높은 버전의 kafka 라이브러리에서 압축된 메시지를 낮은 버전의 라이브러리에서 consuming할 수 없는 이슈

재심 2023. 6. 20. 14:26

목차

    [개요]

    토픽을 구독하려고 했는데 아래같은 오류가 발생한다.

    해당 오류가 반복적으로 발생하면서 메시지 처리가 되지 않는다.

     

    해당 토픽은 Spring Kafka 2.6 버전을 사용하는 producer에서 발급되었고, compression.type = zstd을 사용하고 있다. 

    Consumer는 아래 환경에서 동작한다.

    • SpinrgBoot Version: 2.1.6
    • Spring Kafka Version: 2.2.7
    • Apache Kafka Client Version: 2.0.1

     

    [문제 현황]

    consumer-group에는 정상적으로 추가되지만 오류가 발생하면서 메시지를 계속해서 처리하지 못한다. 

    라이브러리 버전을 올릴 경우 정상적으로 동작한다. 

     

    [디버깅]

    Fetcher.java의 fetchRecords 메서드에보면 아래 구문이 있고, 여기서 걸려서 발생한 오류로 보인다. 
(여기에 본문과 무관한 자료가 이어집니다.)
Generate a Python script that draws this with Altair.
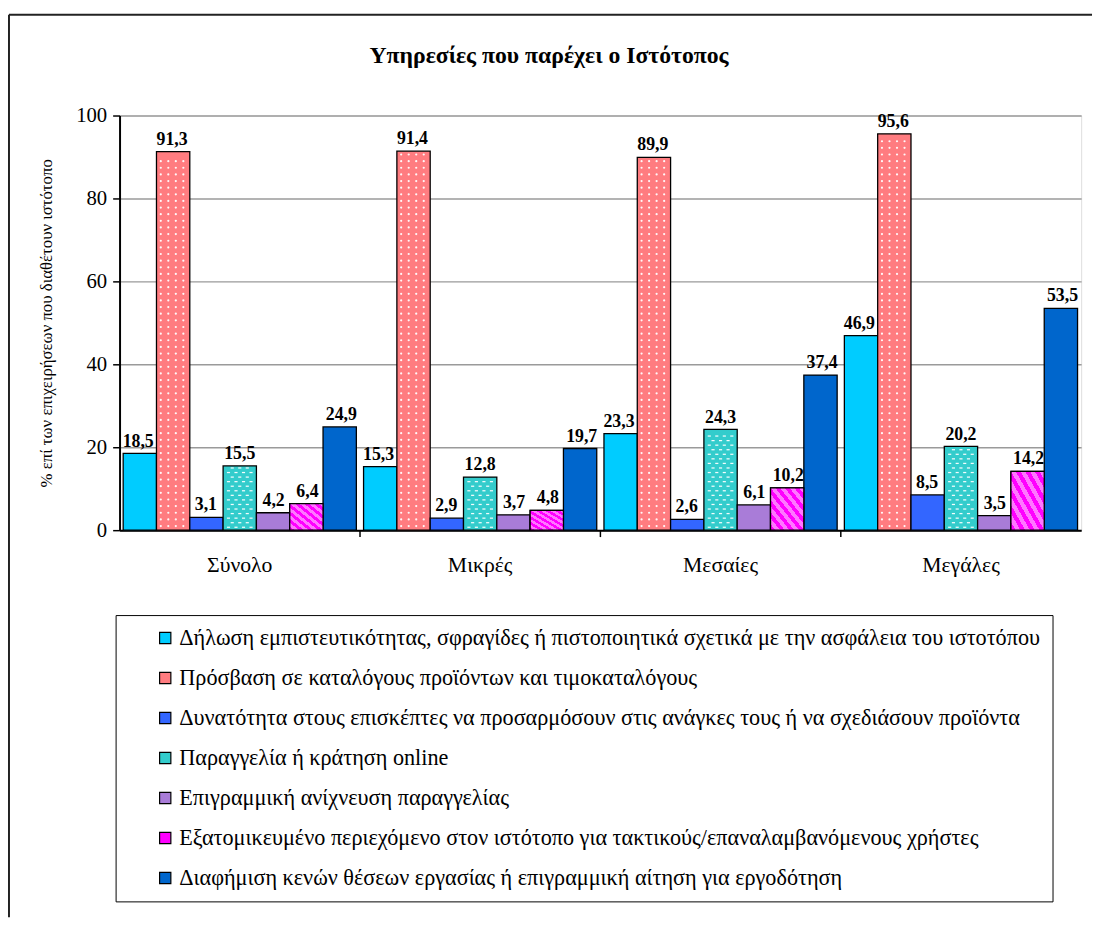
import altair as alt
import pandas as pd

categories = ["Σύνολο", "Μικρές", "Μεσαίες", "Μεγάλες"]
series = [
    "Δήλωση εμπιστευτικότητας, σφραγίδες ή πιστοποιητικά σχετικά με την ασφάλεια του ιστοτόπου",
    "Πρόσβαση σε καταλόγους προϊόντων και τιμοκαταλόγους",
    "Δυνατότητα στους επισκέπτες να προσαρμόσουν στις ανάγκες τους ή να σχεδιάσουν προϊόντα",
    "Παραγγελία ή κράτηση online",
    "Επιγραμμική ανίχνευση παραγγελίας",
    "Εξατομικευμένο περιεχόμενο στον ιστότοπο για τακτικούς/επαναλαμβανόμενους χρήστες",
    "Διαφήμιση κενών θέσεων εργασίας ή επιγραμμική αίτηση για εργοδότηση",
]
s1 = [18.5, 15.3, 23.3, 46.9]
s2 = [91.3, 91.4, 89.9, 95.6]
s3 = [3.1, 2.9, 2.6, 8.5]
s4 = [15.5, 12.8, 24.3, 20.2]
s5 = [4.2, 3.7, 6.1, 3.5]
s6 = [6.4, 4.8, 10.2, 14.2]
s7 = [24.9, 19.7, 37.4, 53.5]
colors = ["#00CCFF", "#FF7C80", "#3366FF", "#33CCCC", "#A97CD8", "#FF00FF", "#0066CC"]

NSLOT = 9
slots = [f"{i}-{j}" for i in range(len(series)) for j in range(NSLOT)]

rows = []
for i, (name, vals) in enumerate(zip(series, [s1, s2, s3, s4, s5, s6, s7])):
    for c, v in zip(categories, vals):
        rows.append({"cat": c, "series": name, "value": v,
                     "slot": f"{i}-{NSLOT // 2}",
                     "label": f"{v:.1f}".replace(".", ",")})
df = pd.DataFrame(rows)

# texture (fill pattern) points for the dotted / dashed series, bounded by each bar's value
tex = []
for c, v in zip(categories, s2):          # white dots on the salmon bars
    y = 1.0
    while y < v - 0.8:
        for j in (1, 3, 5, 7):
            tex.append({"cat": c, "slot": f"1-{j}", "y": y, "kind": "dot"})
        y += 1.6
for c, v in zip(categories, s4):          # white dashes on the teal bars
    y, k = 0.7, 0
    while y < v - 0.5:
        for j in ((1, 3, 5, 7) if k % 2 == 0 else (2, 4, 6)):
            tex.append({"cat": c, "slot": f"3-{j}", "y": y, "kind": "dash"})
        y += 1.1
        k += 1
tex_df = pd.DataFrame(tex)

FONT = "'Liberation Serif', Tinos, 'Times New Roman', 'DejaVu Serif', serif"
W, H = 974, 420

xscale = alt.Scale(domain=categories, paddingInner=0.03, paddingOuter=0.015)
xoff = alt.XOffset("series:N", sort=series,
                   scale=alt.Scale(domain=series, paddingInner=0, paddingOuter=0))
xoff_slot = alt.XOffset("slot:N", scale=alt.Scale(domain=slots, paddingInner=0, paddingOuter=0))

base = alt.Chart(df)
bars = base.mark_bar(stroke="black", strokeWidth=1.3).encode(
    x=alt.X("cat:N", scale=xscale, sort=categories,
            axis=alt.Axis(title=None, labelFont=FONT, labelFontSize=22, labelAngle=0,
                          labelColor="black", ticks=False, labelPadding=25,
                          domainColor="black", domainWidth=2)),
    xOffset=xoff,
    y=alt.Y("value:Q", scale=alt.Scale(domain=[0, 100]),
            axis=alt.Axis(values=[0, 20, 40, 60, 80, 100], format="d",
                          title="% επί των επιχειρήσεων που διαθέτουν ιστότοπο",
                          titleFont=FONT, titleFontSize=17, titleFontWeight="normal",
                          titleColor="black", titlePadding=20,
                          labelFont=FONT, labelFontSize=21, labelColor="black",
                          labelPadding=6, tickSize=7, tickColor="black", tickWidth=1.5,
                          domainColor="black", domainWidth=2,
                          gridColor="#9a9a9a", gridWidth=1.5)),
    color=alt.Color("series:N", scale=alt.Scale(domain=series, range=colors),
                    legend=alt.Legend(orient="none", legendX=-4, legendY=506, title=None,
                                      symbolType="square", symbolSize=130,
                                      symbolStrokeColor="black", symbolStrokeWidth=1.2,
                                      labelFont=FONT, labelFontSize=22.5, labelColor="black",
                                      labelLimit=0, labelOffset=3, rowPadding=17.5,
                                      padding=12, symbolOffset=27,
                                      labelExpr="datum.index == 0 ? datum.label + '\u00a0\u00a0\u00a0\u00a0\u00a0' : datum.label",
                                      strokeColor="black", fillColor="white")),
)

stripe_stops = []
n = 14
for k in range(n):
    col = "#FF00FF" if k % 2 == 0 else "#FF77FF"
    stripe_stops.append(alt.GradientStop(offset=k / n, color=col))
    stripe_stops.append(alt.GradientStop(offset=(k + 1) / n, color=col))
stripes = alt.Chart(df).transform_filter(
    alt.datum.series == series[5]
).mark_bar(stroke="black", strokeWidth=1.3,
           color=alt.LinearGradient(gradient="linear", stops=stripe_stops,
                                    x1=0, y1=1, x2=1, y2=0)).encode(
    x=alt.X("cat:N", scale=xscale, sort=categories),
    xOffset=xoff,
    y=alt.Y("value:Q"),
)

dots = alt.Chart(tex_df).transform_filter(alt.datum.kind == "dot").mark_point(
    shape="circle", filled=True, size=5, color="white", opacity=0.95).encode(
    x=alt.X("cat:N", scale=xscale, sort=categories),
    xOffset=xoff_slot,
    y=alt.Y("y:Q"),
)
dashes = alt.Chart(tex_df).transform_filter(alt.datum.kind == "dash").mark_point(
    shape="M-1,-0.4H1V0.4H-1Z", filled=True, size=10, color="white", opacity=0.95).encode(
    x=alt.X("cat:N", scale=xscale, sort=categories),
    xOffset=xoff_slot,
    y=alt.Y("y:Q"),
)

labels = base.mark_text(font=FONT, fontSize=18, fontWeight="bold", baseline="bottom",
                        dy=-3, color="black").encode(
    x=alt.X("cat:N", scale=xscale, sort=categories),
    xOffset=xoff_slot,
    y=alt.Y("value:Q"),
    text="label:N",
)

ticks_df = pd.DataFrame({"cat": categories[1:]})
xticks = alt.Chart(ticks_df).mark_rule(color="black", strokeWidth=1.5, xOffset=-3.6).encode(
    x=alt.X("cat:N", scale=xscale, sort=categories, bandPosition=0),
    y=alt.value(H), y2=alt.value(H + 7),
)

frame_df = pd.DataFrame({"k": [0]})
frame_top = alt.Chart(frame_df).mark_rule(color="#222222", strokeWidth=2).encode(
    x=alt.value(-112), x2=alt.value(985), y=alt.value(-102))
frame_left = alt.Chart(frame_df).mark_rule(color="#222222", strokeWidth=2).encode(
    x=alt.value(-112), y=alt.value(-102), y2=alt.value(812))

chart = alt.layer(frame_top, frame_left, bars, stripes, dots, dashes, labels, xticks).resolve_scale(
    xOffset="independent"
).properties(
    width=W, height=H,
    padding={"left": 0, "top": 0, "right": 0, "bottom": 0},
    title=alt.TitleParams("Υπηρεσίες που παρέχει ο Ιστότοπος", font=FONT, fontSize=24,
                          fontWeight="bold", color="black", anchor="middle",
                          frame="group", dx=-52, offset=-55),
).configure_view(fill="#FAEFD6", stroke="#9a9a9a", strokeWidth=1.5
).configure(background="white")

chart.save("out.html", embed_options={"renderer": "svg", "actions": False})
    if (corruptLastRecord)
                    throw new KafkaException("Received exception when fetching the next record from " + partition
                                                 + ". If needed, please seek past the record to "
                                                 + "continue consumption.", cachedRecordException);

    하위 메서드들을 계속 추적

    ...생략
     
    if (isFetched)
        return Collections.emptyList();
     
    List<ConsumerRecord<K, V>> records = new ArrayList<>();
    try {
        for (int i = 0; i < maxRecords; i++) {
            // Only move to next record if there was no exception in the last fetch. Otherwise we should
            // use the last record to do deserialization again.
            if (cachedRecordException == null) {
                corruptLastRecord = true;
                lastRecord = nextFetchedRecord();
                corruptLastRecord = false;
            }
            if (lastRecord == null)
                break;
            records.add(parseRecord(partition, currentBatch, lastRecord));
            recordsRead++;
            bytesRead += lastRecord.sizeInBytes();
            nextFetchOffset = lastRecord.offset() + 1;
            // In some cases, the deserialization may have thrown an exception and the retry may succeed,
            // we allow user to move forward in this case.
            cachedRecordException = null;
        }
    ...생략

    이 중 nextFetchedRecord 메서드 내부에서 아슈가 발생하였다.

    열어보면 쭉쭉 넘어가다가  streamingIterator 내부에서 오류가 발생한다.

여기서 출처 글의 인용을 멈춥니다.